Das Strafrecht bietet ausreichende Grundlagen, Hasskriminalität zu verfolgen. Mitberücksichtigt ist dabei die Gesetzesinitiative zur Einführung des heutigen § 46 Abs. 2 StGB, wonach bei der Strafzumessung ausdrücklich „besonders auch rassistische, fremdenfeindliche oder sonstige menschenverachtende Beweggründe und Ziele zu beachten sind“. Weitergehender Handlungsbedarf für den Gesetzgeber besteht nicht. Das Strafrecht und das Strafprozessrecht bieten ausreichende Instrumentarien zur Verfolgung von Hasskriminalität. Allerdings sind die Länder für die Organisation und Verwaltung der Polizeibehörden zuständig. In diesem Rahmen müssen sie Regeln für die effektive Umsetzung der strafrechtlichen Bundesgesetze durch ihre Behörden schaffen.

Handlungspotenziale in der bestehenden Verwaltungspraxis

Wesentliche Erfolgsfaktoren zur Bekämpfung von Hasskriminalität liegen somit auf der Anwendungsebene und in der Verwaltungspraxis, die auf die Umsetzung und Durchführung der gesetzlichen Vorgaben gerichtet ist.
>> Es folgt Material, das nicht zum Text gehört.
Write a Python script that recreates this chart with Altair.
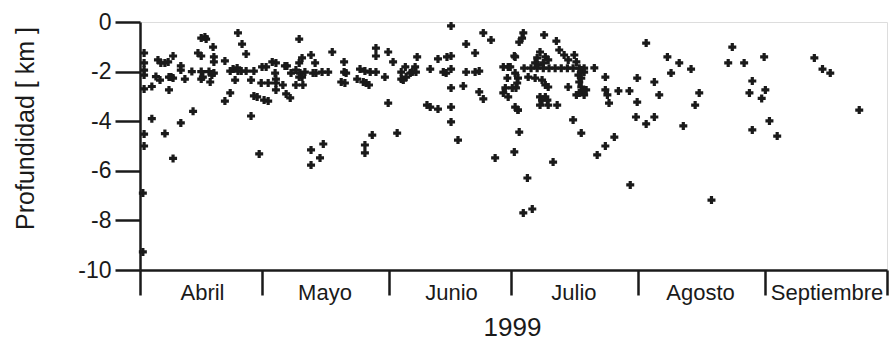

Die Verfolgung von Hasskriminalität kann durch ihre stärkere Beobachtung und höhere Gewichtung in der Anwendung von Strafgesetzgebung und Strafprozessordnung verbessert werden. Für diese Anwendungsebene ist zunächst die polizeiinterne Einordnung einer Straftat als Hasskriminalität relevant. Allerdings erscheint eine klare und einheitliche Einordnung einer Straftat als Hasskriminalität innerhalb des zurzeit bestehenden „Kriminalpolizeilichen Meldedienstes über politisch motivierte Kriminalität“ (KPMD-PMK) noch nicht ausreichend gewährleistet. Weitere Maßnahmen, wie beispielsweise die Einrichtung spezieller polizeilicher Ansprechpartner*innen für homophobe Gewalttaten, unterscheiden sich aufgrund des föderalen Systems bundesweit stark und sind demnach nicht einheitlich gewährleistet.

Handlungsoptionen

  1. Erlass von Verwaltungsvorschriften

    mit der nachdrücklichen Empfehlung an die Staatsanwaltschaften, dass im Fall des Vorliegens von Hasskriminalität das besondere öffentliche Interesse an der Strafverfolgung nach dem materiellen Strafrecht, z.B. gem. § 230 StGB, wie auch das einer Einstellung des Verfahrens entgegenstehende öffentliche Interesse nach § 153 StPO in aller Regel zu bejahen ist.

  2. Schaffung von Mechanismen

    zu gezielter Datenerhebung und einer vereinfachten Koordinierung der einschlägigen Daten zwischen Polizei und Staatsanwaltschaft.

  3. Einrichtung einer „Kontaktperson Hasskriminalität“

    bei den Staatsschutzdienststellen der Polizei sowie Erweiterung deren Zuständigkeiten auf Hasskriminalität über politisch motivierte Kriminalität hinaus.

  4. Erweiterung der Verwaltungsvorschriften des KPMD-PMK

    um die eigenständige Kategorie Hasskriminalität, insbesondere zur Sensibilisierung der erstmeldenden Polizeibediensteten.

  5. Verstärkte Einbeziehung des Themas Hasskriminalität

    in die Aus- und Fortbildung von Polizei und Justiz.

  6. Verstärkte Kooperation der Behörden

    mit der Zivilgesellschaft zur Vertrauensbildung unter Ausdifferenzierung der Ansprechpartner*innen und deren Kooperation in einem Netzwerk, wobei die Kommunikationsstränge der kriminalpräventiven Räte genutzt werden können.

  7. Ergänzung des Nationalen Aktionsplans der Bundesrepublik Deutschland

    zur Bekämpfung von Rassismus, Fremdenfeindlichkeit, Antisemitismus um die spezifische Thematik der Hasskriminalität.

  8. Schaffung einer Pflicht

    zur Erstellung eines jährlichen nationalen Berichts über die Hasskriminalität in der Bundesrepublik.